>> begin Data shown
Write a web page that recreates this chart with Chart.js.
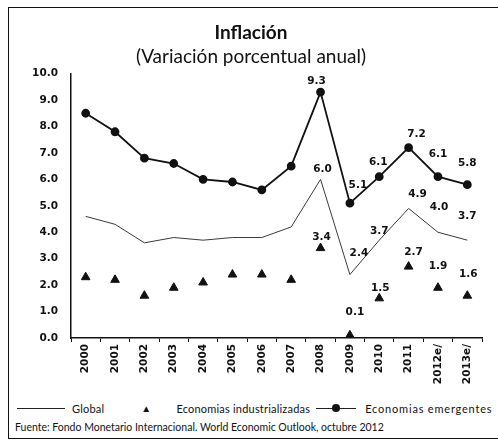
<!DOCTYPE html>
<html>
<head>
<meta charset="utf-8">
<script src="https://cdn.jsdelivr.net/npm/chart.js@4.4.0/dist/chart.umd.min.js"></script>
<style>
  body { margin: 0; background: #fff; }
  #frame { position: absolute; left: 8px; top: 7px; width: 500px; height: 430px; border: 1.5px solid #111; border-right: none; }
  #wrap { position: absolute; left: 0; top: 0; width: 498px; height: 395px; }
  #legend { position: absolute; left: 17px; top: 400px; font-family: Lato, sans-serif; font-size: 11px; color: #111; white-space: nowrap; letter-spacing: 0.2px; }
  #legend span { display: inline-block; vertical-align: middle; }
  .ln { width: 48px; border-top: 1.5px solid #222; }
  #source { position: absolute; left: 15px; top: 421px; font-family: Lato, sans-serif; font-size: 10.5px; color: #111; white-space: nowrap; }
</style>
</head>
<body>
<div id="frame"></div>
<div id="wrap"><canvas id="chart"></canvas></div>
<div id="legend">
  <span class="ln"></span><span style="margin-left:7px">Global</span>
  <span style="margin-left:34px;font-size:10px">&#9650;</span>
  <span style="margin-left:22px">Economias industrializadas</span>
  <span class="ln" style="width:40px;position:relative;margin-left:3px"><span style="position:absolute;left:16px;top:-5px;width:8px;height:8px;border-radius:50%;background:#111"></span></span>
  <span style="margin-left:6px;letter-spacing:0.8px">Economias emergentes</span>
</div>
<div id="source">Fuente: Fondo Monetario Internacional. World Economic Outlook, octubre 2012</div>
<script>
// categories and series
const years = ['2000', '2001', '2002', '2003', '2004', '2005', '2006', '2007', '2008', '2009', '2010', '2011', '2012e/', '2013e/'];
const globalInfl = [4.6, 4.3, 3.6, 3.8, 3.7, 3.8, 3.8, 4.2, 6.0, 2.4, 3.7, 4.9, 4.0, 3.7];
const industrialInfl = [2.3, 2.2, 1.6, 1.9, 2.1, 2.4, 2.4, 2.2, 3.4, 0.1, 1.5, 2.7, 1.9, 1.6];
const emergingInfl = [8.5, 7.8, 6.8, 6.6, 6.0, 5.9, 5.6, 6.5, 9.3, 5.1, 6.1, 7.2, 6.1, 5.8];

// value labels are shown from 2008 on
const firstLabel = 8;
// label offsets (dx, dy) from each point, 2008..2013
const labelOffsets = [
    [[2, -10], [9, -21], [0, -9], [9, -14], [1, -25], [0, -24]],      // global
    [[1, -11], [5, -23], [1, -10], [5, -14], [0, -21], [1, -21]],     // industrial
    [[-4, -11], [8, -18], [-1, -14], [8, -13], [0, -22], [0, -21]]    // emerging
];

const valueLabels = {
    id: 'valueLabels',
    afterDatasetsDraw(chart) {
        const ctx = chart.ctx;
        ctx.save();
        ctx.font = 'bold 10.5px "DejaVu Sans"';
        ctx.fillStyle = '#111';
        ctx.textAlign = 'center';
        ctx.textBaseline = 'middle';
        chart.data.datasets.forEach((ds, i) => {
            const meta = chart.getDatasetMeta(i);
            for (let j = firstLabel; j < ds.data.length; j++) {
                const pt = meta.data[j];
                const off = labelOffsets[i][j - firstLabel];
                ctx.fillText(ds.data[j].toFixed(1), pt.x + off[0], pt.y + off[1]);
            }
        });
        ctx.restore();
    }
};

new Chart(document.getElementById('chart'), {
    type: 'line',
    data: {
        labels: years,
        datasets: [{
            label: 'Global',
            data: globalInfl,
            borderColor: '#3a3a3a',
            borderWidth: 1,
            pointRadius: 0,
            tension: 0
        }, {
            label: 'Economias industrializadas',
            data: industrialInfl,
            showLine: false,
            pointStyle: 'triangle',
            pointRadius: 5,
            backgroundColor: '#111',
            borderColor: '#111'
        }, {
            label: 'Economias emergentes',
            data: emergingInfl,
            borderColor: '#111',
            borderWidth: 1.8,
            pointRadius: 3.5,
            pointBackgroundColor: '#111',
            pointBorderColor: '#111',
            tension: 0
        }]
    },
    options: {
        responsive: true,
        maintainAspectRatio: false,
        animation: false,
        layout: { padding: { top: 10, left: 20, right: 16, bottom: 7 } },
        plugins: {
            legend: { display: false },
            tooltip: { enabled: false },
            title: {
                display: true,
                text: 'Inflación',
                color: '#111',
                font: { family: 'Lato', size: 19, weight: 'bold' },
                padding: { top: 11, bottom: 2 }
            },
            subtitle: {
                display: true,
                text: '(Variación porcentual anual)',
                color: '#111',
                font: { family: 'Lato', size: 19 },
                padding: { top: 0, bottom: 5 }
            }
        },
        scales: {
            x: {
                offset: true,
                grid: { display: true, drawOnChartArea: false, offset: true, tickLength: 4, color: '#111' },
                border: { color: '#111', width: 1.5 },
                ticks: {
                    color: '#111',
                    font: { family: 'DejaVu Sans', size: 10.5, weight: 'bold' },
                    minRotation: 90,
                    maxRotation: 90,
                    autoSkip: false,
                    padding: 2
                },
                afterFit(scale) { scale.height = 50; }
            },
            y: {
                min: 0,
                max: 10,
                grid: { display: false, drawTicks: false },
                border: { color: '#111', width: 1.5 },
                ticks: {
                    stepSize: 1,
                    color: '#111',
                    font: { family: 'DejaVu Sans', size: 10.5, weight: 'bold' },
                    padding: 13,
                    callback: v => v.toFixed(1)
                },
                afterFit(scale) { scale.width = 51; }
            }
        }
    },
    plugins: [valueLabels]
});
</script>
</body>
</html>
>> end Data shown
» **What this task involves**: With the pictures left out, transcribe the material exactly.

» **Output of the task**:
Write a web page that recreates this chart with Chart.js.
<!DOCTYPE html>
<html>
<head>
<meta charset="utf-8">
<script src="https://cdn.jsdelivr.net/npm/chart.js@4.4.0/dist/chart.umd.min.js"></script>
<style>
  body { margin: 0; background: #fff; }
  #frame { position: absolute; left: 8px; top: 7px; width: 500px; height: 430px; border: 1.5px solid #111; border-right: none; }
  #wrap { position: absolute; left: 0; top: 0; width: 498px; height: 395px; }
  #legend { position: absolute; left: 17px; top: 400px; font-family: Lato, sans-serif; font-size: 11px; color: #111; white-space: nowrap; letter-spacing: 0.2px; }
  #legend span { display: inline-block; vertical-align: middle; }
  .ln { width: 48px; border-top: 1.5px solid #222; }
  #source { position: absolute; left: 15px; top: 421px; font-family: Lato, sans-serif; font-size: 10.5px; color: #111; white-space: nowrap; }
</style>
</head>
<body>
<div id="frame"></div>
<div id="wrap"><canvas id="chart"></canvas></div>
<div id="legend">
  <span class="ln"></span><span style="margin-left:7px">Global</span>
  <span style="margin-left:34px;font-size:10px">&#9650;</span>
  <span style="margin-left:22px">Economias industrializadas</span>
  <span class="ln" style="width:40px;position:relative;margin-left:3px"><span style="position:absolute;left:16px;top:-5px;width:8px;height:8px;border-radius:50%;background:#111"></span></span>
  <span style="margin-left:6px;letter-spacing:0.8px">Economias emergentes</span>
</div>
<div id="source">Fuente: Fondo Monetario Internacional. World Economic Outlook, octubre 2012</div>
<script>
// categories and series
const years = ['2000', '2001', '2002', '2003', '2004', '2005', '2006', '2007', '2008', '2009', '2010', '2011', '2012e/', '2013e/'];
const globalInfl = [4.6, 4.3, 3.6, 3.8, 3.7, 3.8, 3.8, 4.2, 6.0, 2.4, 3.7, 4.9, 4.0, 3.7];
const industrialInfl = [2.3, 2.2, 1.6, 1.9, 2.1, 2.4, 2.4, 2.2, 3.4, 0.1, 1.5, 2.7, 1.9, 1.6];
const emergingInfl = [8.5, 7.8, 6.8, 6.6, 6.0, 5.9, 5.6, 6.5, 9.3, 5.1, 6.1, 7.2, 6.1, 5.8];

// value labels are shown from 2008 on
const firstLabel = 8;
// label offsets (dx, dy) from each point, 2008..2013
const labelOffsets = [
    [[2, -10], [9, -21], [0, -9], [9, -14], [1, -25], [0, -24]],      // global
    [[1, -11], [5, -23], [1, -10], [5, -14], [0, -21], [1, -21]],     // industrial
    [[-4, -11], [8, -18], [-1, -14], [8, -13], [0, -22], [0, -21]]    // emerging
];

const valueLabels = {
    id: 'valueLabels',
    afterDatasetsDraw(chart) {
        const ctx = chart.ctx;
        ctx.save();
        ctx.font = 'bold 10.5px "DejaVu Sans"';
        ctx.fillStyle = '#111';
        ctx.textAlign = 'center';
        ctx.textBaseline = 'middle';
        chart.data.datasets.forEach((ds, i) => {
            const meta = chart.getDatasetMeta(i);
            for (let j = firstLabel; j < ds.data.length; j++) {
                const pt = meta.data[j];
                const off = labelOffsets[i][j - firstLabel];
                ctx.fillText(ds.data[j].toFixed(1), pt.x + off[0], pt.y + off[1]);
            }
        });
        ctx.restore();
    }
};

new Chart(document.getElementById('chart'), {
    type: 'line',
    data: {
        labels: years,
        datasets: [{
            label: 'Global',
            data: globalInfl,
            borderColor: '#3a3a3a',
            borderWidth: 1,
            pointRadius: 0,
            tension: 0
        }, {
            label: 'Economias industrializadas',
            data: industrialInfl,
            showLine: false,
            pointStyle: 'triangle',
            pointRadius: 5,
            backgroundColor: '#111',
            borderColor: '#111'
        }, {
            label: 'Economias emergentes',
            data: emergingInfl,
            borderColor: '#111',
            borderWidth: 1.8,
            pointRadius: 3.5,
            pointBackgroundColor: '#111',
            pointBorderColor: '#111',
            tension: 0
        }]
    },
    options: {
        responsive: true,
        maintainAspectRatio: false,
        animation: false,
        layout: { padding: { top: 10, left: 20, right: 16, bottom: 7 } },
        plugins: {
            legend: { display: false },
            tooltip: { enabled: false },
            title: {
                display: true,
                text: 'Inflación',
                color: '#111',
                font: { family: 'Lato', size: 19, weight: 'bold' },
                padding: { top: 11, bottom: 2 }
            },
            subtitle: {
                display: true,
                text: '(Variación porcentual anual)',
                color: '#111',
                font: { family: 'Lato', size: 19 },
                padding: { top: 0, bottom: 5 }
            }
        },
        scales: {
            x: {
                offset: true,
                grid: { display: true, drawOnChartArea: false, offset: true, tickLength: 4, color: '#111' },
                border: { color: '#111', width: 1.5 },
                ticks: {
                    color: '#111',
                    font: { family: 'DejaVu Sans', size: 10.5, weight: 'bold' },
                    minRotation: 90,
                    maxRotation: 90,
                    autoSkip: false,
                    padding: 2
                },
                afterFit(scale) { scale.height = 50; }
            },
            y: {
                min: 0,
                max: 10,
                grid: { display: false, drawTicks: false },
                border: { color: '#111', width: 1.5 },
                ticks: {
                    stepSize: 1,
                    color: '#111',
                    font: { family: 'DejaVu Sans', size: 10.5, weight: 'bold' },
                    padding: 13,
                    callback: v => v.toFixed(1)
                },
                afterFit(scale) { scale.width = 51; }
            }
        }
    },
    plugins: [valueLabels]
});
</script>
</body>
</html>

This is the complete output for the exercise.